This project provides a robust framework for exploring and evaluating various information retrieval (IR) techniques. It features a command-line interface for executing different ranking algorithms, a comprehensive evaluation suite, and a modular architecture for easy extension. The system is designed to serve as both a practical tool for IR experimentation and an educational resource for understanding the underlying concepts.
- Multiple Ranking Models: Implements and compares three distinct ranking algorithms:
- BM25 (Best Match 25)
- Jelinek-Mercer Smoothing
- Pseudo-Relevance Feedback (PRF)
- End-to-End NLP Pipeline: Includes a complete pipeline for processing raw text data, featuring:
- Tokenization
- Stop-word removal
- Multiple stemming algorithms (Porter, Porter2, Lovins, Paice-Husk)
- Comprehensive Evaluation: Provides a rigorous evaluation framework that calculates standard IR metrics:
- Mean Average Precision (MAP)
- Precision@10
- Discounted Cumulative Gain (DCG@10)
- Statistical Significance Testing: Uses paired t-tests to determine if the performance differences between models are statistically significant.
- Modular Design: Built with Object-Oriented principles and design patterns (e.g., Strategy pattern for file handling) to ensure a maintainable and extensible codebase.
The NLP pipeline is responsible for transforming raw text from documents and queries into a structured format suitable for the ranking algorithms. This process involves several stages:
- Tokenization: The raw text is broken down into individual words or tokens. Punctuation and digits are removed during this step.
- Stop-word Removal: Common words that provide little semantic value (e.g., "the", "a", "is") are removed. The list of stop words is sourced from
common-english-words.txt. - Stemming: Words are reduced to their root form to ensure that different variations of a word are treated as the same term. This project includes several stemming algorithms, with Porter2 being the default:
- Porter2 (Snowball): An improvement over the original Porter stemmer, offering better performance and accuracy.
- Porter: The original stemming algorithm, widely used in IR.
- Lovins: A single-pass, context-sensitive stemmer.
- Paice-Husk: A rule-based, iterative stemmer.
The final output of the pipeline is a Bag-of-Words (BoW) representation of the documents and queries, which is then used by the ranking algorithms.
BM25 is a ranking function based on the probabilistic retrieval framework. It ranks documents by estimating the probability that a document is relevant to a given query. The score is calculated based on the query terms present in each document, taking into account term frequency (TF) and inverse document frequency (IDF). The key parameters of the BM25 formula are:
k1: Controls the term frequency scaling.b: Controls the document length normalization.k2: Controls the query term frequency scaling.

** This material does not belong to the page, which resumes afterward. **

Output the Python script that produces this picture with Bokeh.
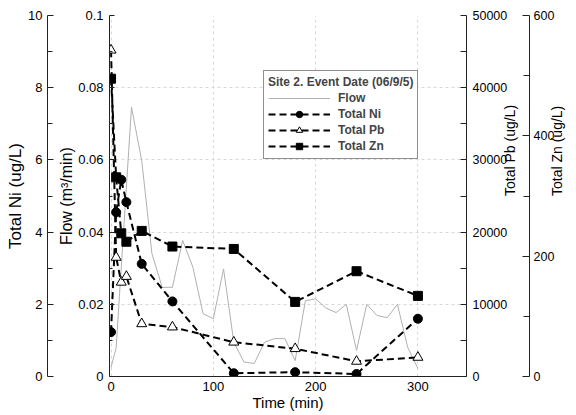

Jelinek-Mercer smoothing is a language modeling approach to information retrieval. It estimates the probability of a query being generated from a document's language model. To avoid issues with zero probabilities for terms that do not appear in a document, it uses a smoothing technique that linearly interpolates between the document's language model and the collection's language model. The lambda parameter controls the balance between these two models.
Pseudo-Relevance Feedback is a query expansion technique that aims to improve retrieval performance by automatically reformulating the query. The process is as follows:
- The initial query is run against the document collection using a standard ranking algorithm (in this case, BM25).
- The top-ranked documents are assumed to be relevant.
- The terms from these "pseudo-relevant" documents are used to expand the original query.
- The expanded query is then used to re-rank the documents, hopefully leading to a more accurate result set.
The evaluate.py module provides a comprehensive framework for evaluating the performance of the ranking models. It uses the following metrics:
- Mean Average Precision (MAP): The mean of the average precision scores for each query. Average precision rewards models that rank relevant documents higher.
- Precision@10: The proportion of relevant documents in the top 10 results.
- Discounted Cumulative Gain (DCG@10): A measure of ranking quality that gives more weight to relevant documents that appear higher in the results list.
In addition to these metrics, the evaluation module performs paired t-tests to determine if the differences in performance between the models are statistically significant.
- Clone the repository:
git clone https://github.com/David-Aires/Machine-learning-for-NLP.git
- Install dependencies:
pip install pandas numpy scipy
- Run the main script:
Replace
python main.py <path_to_data_collection>
<path_to_data_collection>with the relative path to the directory containing the document collections. For example:python main.py /Data
The script will then execute the ranking algorithms, evaluate their performance, and print the results to the console. The evaluation results and t-test results will also be saved to CSV files in the root directory.